# TASK DETAILS
Leave the pictures out and quote every line from the start of the listing to the line with "13.31, 13.31, 13.31, 13.33, 13.40]", inclusive.
---
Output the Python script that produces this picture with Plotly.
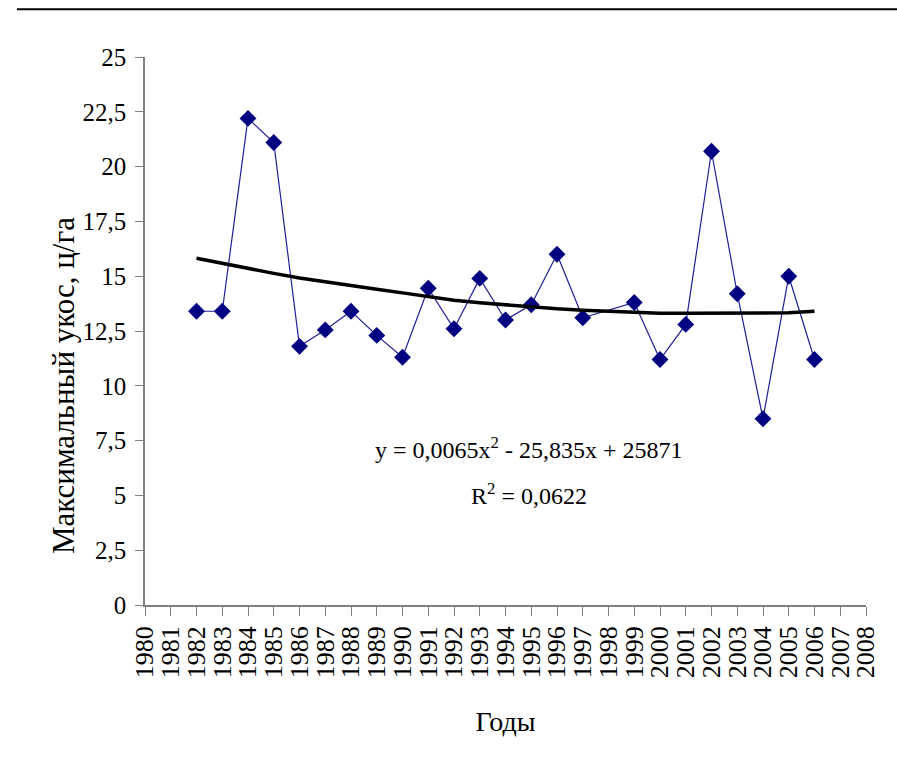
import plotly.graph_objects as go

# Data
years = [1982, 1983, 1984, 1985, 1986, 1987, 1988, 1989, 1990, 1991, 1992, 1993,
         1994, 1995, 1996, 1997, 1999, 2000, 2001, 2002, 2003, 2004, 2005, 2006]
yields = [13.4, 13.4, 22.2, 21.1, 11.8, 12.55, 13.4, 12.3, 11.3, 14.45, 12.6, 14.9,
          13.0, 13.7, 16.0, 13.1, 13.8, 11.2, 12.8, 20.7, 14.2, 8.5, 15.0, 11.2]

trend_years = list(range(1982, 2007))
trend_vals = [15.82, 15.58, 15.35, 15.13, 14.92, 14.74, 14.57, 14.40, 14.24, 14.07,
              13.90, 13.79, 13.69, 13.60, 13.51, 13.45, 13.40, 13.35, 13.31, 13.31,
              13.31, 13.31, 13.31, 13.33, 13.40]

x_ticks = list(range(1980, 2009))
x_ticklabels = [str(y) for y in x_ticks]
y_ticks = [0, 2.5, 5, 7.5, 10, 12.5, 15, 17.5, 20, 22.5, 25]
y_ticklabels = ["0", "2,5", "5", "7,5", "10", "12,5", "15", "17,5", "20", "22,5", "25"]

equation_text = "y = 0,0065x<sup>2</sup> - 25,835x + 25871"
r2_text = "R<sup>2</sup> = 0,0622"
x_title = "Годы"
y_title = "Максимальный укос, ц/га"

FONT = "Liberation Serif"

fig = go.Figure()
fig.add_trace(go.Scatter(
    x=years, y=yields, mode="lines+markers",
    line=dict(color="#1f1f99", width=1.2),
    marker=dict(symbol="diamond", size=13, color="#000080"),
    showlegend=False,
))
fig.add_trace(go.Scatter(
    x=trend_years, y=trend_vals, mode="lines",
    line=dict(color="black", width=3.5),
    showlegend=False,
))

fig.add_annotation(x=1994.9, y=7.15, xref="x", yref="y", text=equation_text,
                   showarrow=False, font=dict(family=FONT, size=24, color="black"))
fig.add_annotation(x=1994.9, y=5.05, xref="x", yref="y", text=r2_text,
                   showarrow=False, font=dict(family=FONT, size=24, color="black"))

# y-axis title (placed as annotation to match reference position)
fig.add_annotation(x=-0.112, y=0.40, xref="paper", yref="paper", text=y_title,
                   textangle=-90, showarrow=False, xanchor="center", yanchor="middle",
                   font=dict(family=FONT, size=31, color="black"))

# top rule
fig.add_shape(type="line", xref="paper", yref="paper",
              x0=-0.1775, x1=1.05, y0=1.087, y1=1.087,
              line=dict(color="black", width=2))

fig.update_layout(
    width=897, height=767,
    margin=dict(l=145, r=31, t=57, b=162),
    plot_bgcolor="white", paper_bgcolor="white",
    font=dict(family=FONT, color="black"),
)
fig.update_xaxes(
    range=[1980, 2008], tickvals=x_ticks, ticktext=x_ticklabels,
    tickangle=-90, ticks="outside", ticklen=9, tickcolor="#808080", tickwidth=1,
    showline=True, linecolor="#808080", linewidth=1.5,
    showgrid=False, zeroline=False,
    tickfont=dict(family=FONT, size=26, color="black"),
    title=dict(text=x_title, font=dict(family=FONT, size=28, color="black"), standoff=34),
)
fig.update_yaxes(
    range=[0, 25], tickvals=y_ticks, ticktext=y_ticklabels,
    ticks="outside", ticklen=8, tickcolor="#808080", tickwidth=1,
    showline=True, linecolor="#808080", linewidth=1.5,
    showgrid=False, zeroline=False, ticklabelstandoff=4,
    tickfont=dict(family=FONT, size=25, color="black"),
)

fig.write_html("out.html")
---
# REPLY
Output the Python script that produces this picture with Plotly.
import plotly.graph_objects as go

# Data
years = [1982, 1983, 1984, 1985, 1986, 1987, 1988, 1989, 1990, 1991, 1992, 1993,
         1994, 1995, 1996, 1997, 1999, 2000, 2001, 2002, 2003, 2004, 2005, 2006]
yields = [13.4, 13.4, 22.2, 21.1, 11.8, 12.55, 13.4, 12.3, 11.3, 14.45, 12.6, 14.9,
          13.0, 13.7, 16.0, 13.1, 13.8, 11.2, 12.8, 20.7, 14.2, 8.5, 15.0, 11.2]

trend_years = list(range(1982, 2007))
trend_vals = [15.82, 15.58, 15.35, 15.13, 14.92, 14.74, 14.57, 14.40, 14.24, 14.07,
              13.90, 13.79, 13.69, 13.60, 13.51, 13.45, 13.40, 13.35, 13.31, 13.31,
              13.31, 13.31, 13.31, 13.33, 13.40]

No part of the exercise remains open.